• **Exercise task**
Reproduce the material below line by line, beginning with its first line and ending with the line that contains "edgecolor=grid_color, lw=2.2))"; leave out pictures.

• **Dataset content**

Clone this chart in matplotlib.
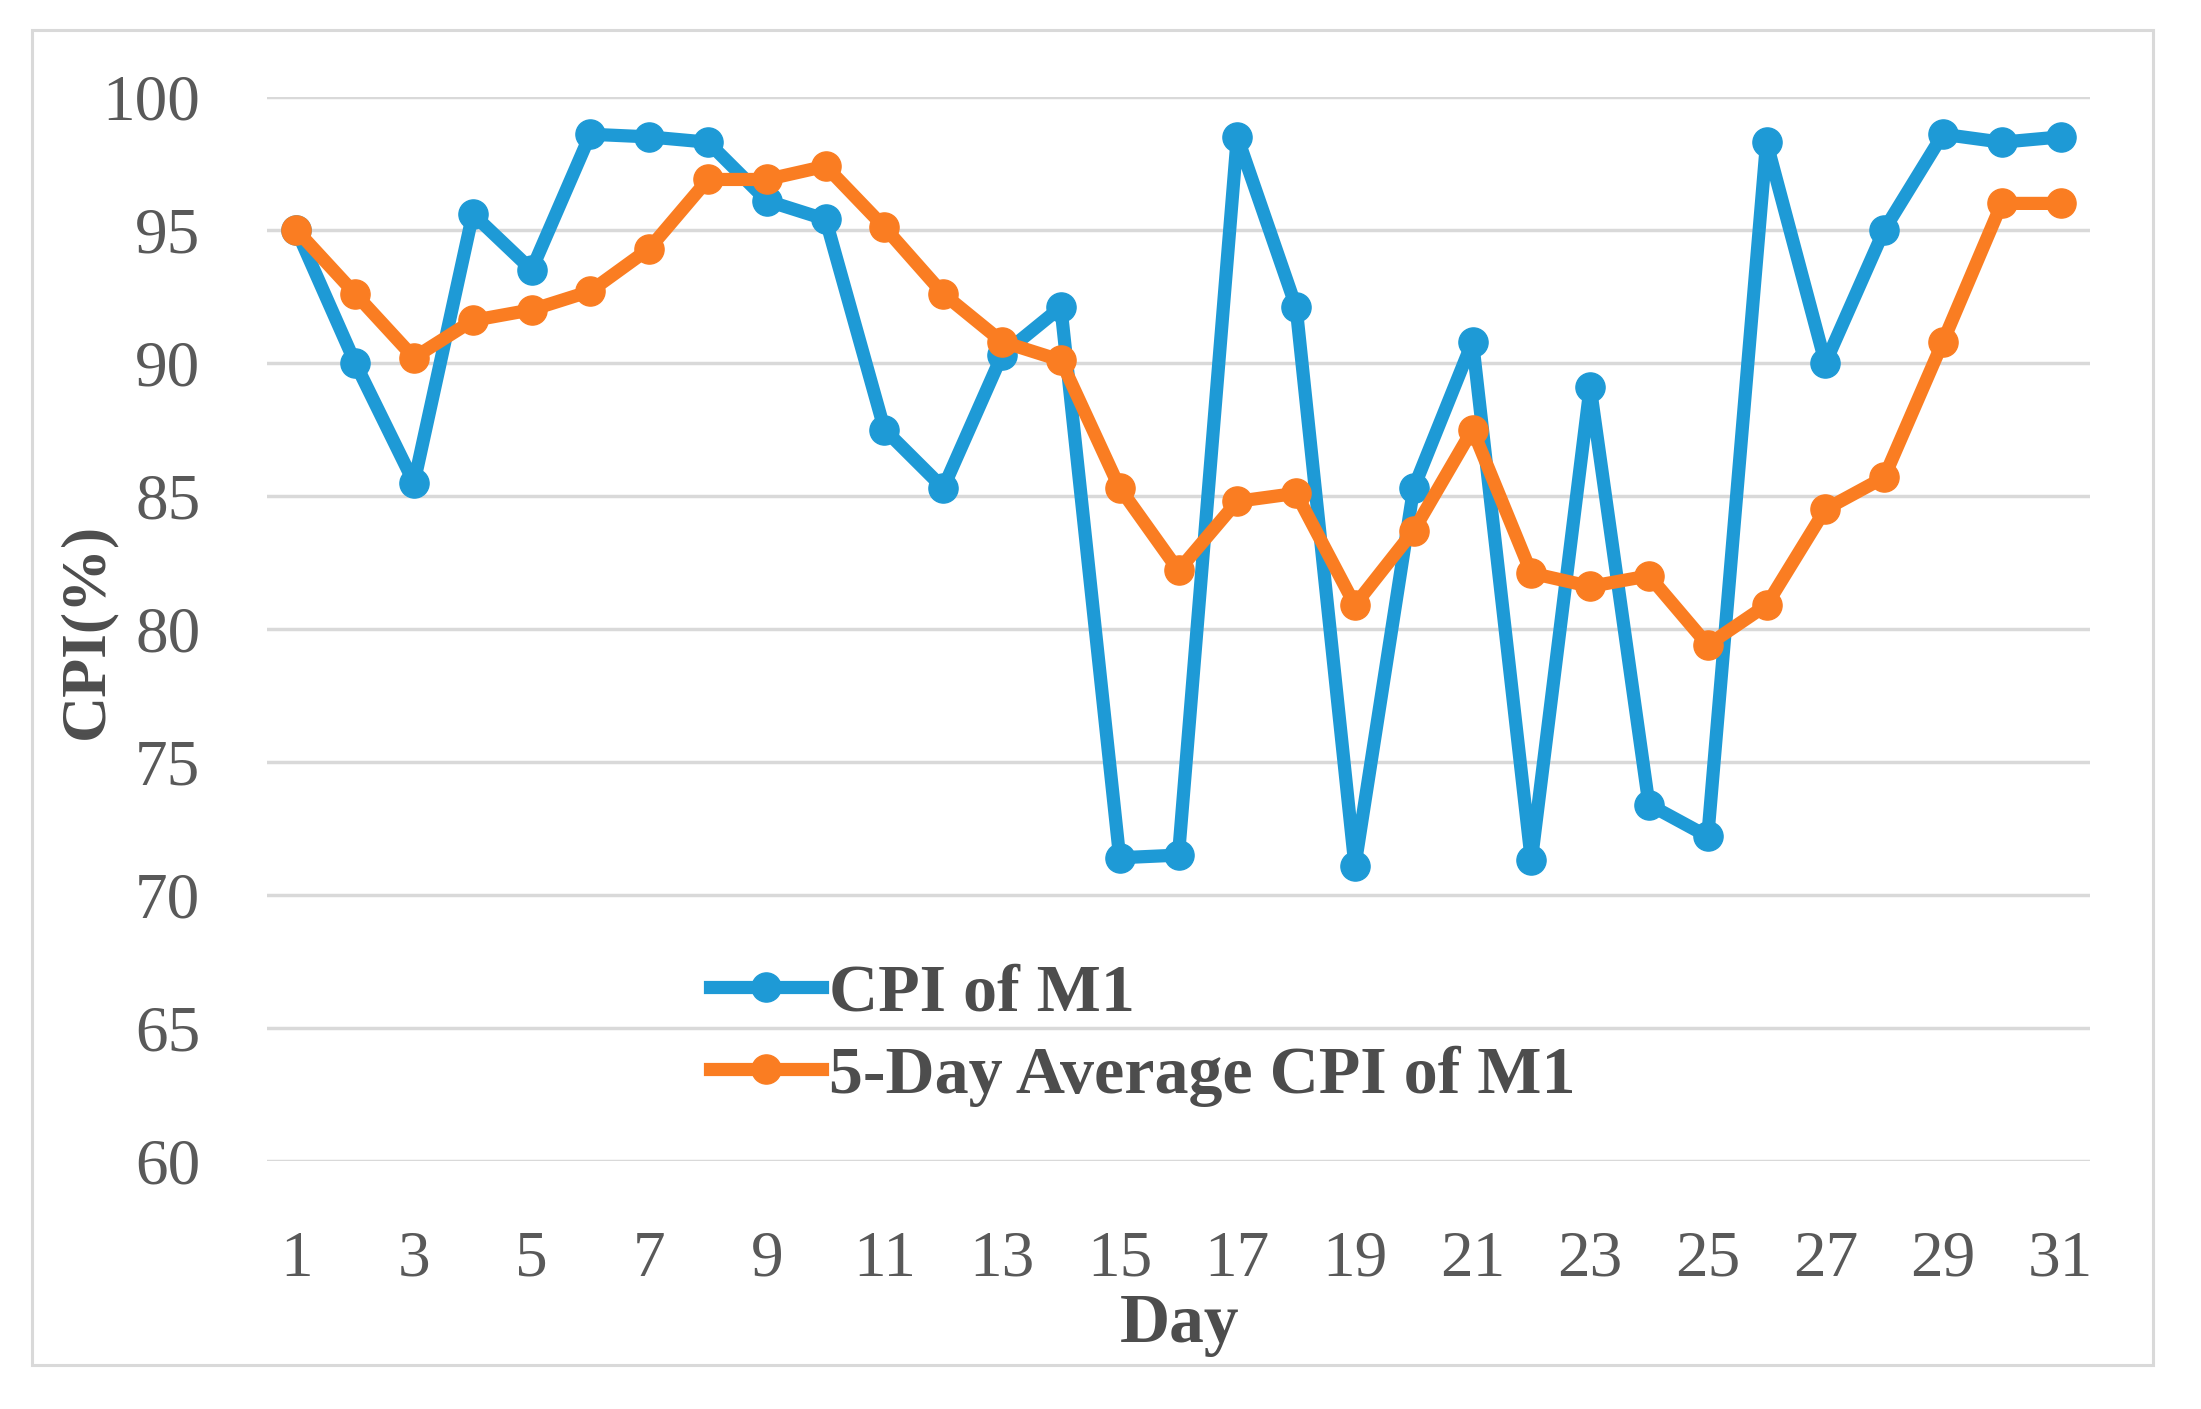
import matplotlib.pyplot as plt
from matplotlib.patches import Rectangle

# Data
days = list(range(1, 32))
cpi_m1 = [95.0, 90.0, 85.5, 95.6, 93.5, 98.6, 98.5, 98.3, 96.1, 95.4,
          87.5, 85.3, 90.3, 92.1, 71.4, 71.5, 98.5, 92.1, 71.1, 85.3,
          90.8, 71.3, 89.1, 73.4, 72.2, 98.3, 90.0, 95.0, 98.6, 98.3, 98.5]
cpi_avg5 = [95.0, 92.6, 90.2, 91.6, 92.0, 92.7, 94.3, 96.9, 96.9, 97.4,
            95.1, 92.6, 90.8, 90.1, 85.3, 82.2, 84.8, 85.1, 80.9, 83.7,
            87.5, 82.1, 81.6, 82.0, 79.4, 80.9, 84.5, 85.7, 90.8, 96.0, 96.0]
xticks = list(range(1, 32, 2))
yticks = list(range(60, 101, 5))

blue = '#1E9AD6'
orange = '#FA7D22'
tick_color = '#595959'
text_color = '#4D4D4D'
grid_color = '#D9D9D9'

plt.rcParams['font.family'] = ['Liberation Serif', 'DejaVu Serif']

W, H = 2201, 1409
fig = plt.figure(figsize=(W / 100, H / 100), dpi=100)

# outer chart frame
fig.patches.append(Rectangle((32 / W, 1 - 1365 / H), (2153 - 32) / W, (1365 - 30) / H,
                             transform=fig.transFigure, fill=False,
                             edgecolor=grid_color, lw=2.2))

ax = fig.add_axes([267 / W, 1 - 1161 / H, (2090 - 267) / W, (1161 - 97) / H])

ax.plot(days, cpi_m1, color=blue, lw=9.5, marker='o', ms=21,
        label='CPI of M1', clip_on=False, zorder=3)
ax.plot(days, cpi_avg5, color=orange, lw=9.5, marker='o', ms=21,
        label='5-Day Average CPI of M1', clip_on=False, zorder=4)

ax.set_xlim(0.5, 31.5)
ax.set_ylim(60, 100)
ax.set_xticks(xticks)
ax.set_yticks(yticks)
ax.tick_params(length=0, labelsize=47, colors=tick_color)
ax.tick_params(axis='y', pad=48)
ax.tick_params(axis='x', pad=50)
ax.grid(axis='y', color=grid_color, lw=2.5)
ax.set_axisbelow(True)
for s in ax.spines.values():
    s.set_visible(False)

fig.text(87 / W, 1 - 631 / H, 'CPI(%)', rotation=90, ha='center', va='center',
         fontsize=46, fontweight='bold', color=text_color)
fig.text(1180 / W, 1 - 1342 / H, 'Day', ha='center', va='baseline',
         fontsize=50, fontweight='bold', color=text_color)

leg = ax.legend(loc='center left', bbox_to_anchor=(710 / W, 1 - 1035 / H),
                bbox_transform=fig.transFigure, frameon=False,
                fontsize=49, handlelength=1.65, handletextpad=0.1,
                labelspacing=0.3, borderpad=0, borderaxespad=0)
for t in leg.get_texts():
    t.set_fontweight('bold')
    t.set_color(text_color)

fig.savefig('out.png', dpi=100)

• **The solution**
Clone this chart in matplotlib.
import matplotlib.pyplot as plt
from matplotlib.patches import Rectangle

# Data
days = list(range(1, 32))
cpi_m1 = [95.0, 90.0, 85.5, 95.6, 93.5, 98.6, 98.5, 98.3, 96.1, 95.4,
          87.5, 85.3, 90.3, 92.1, 71.4, 71.5, 98.5, 92.1, 71.1, 85.3,
          90.8, 71.3, 89.1, 73.4, 72.2, 98.3, 90.0, 95.0, 98.6, 98.3, 98.5]
cpi_avg5 = [95.0, 92.6, 90.2, 91.6, 92.0, 92.7, 94.3, 96.9, 96.9, 97.4,
            95.1, 92.6, 90.8, 90.1, 85.3, 82.2, 84.8, 85.1, 80.9, 83.7,
            87.5, 82.1, 81.6, 82.0, 79.4, 80.9, 84.5, 85.7, 90.8, 96.0, 96.0]
xticks = list(range(1, 32, 2))
yticks = list(range(60, 101, 5))

blue = '#1E9AD6'
orange = '#FA7D22'
tick_color = '#595959'
text_color = '#4D4D4D'
grid_color = '#D9D9D9'

plt.rcParams['font.family'] = ['Liberation Serif', 'DejaVu Serif']

W, H = 2201, 1409
fig = plt.figure(figsize=(W / 100, H / 100), dpi=100)

# outer chart frame
fig.patches.append(Rectangle((32 / W, 1 - 1365 / H), (2153 - 32) / W, (1365 - 30) / H,
                             transform=fig.transFigure, fill=False,
                             edgecolor=grid_color, lw=2.2))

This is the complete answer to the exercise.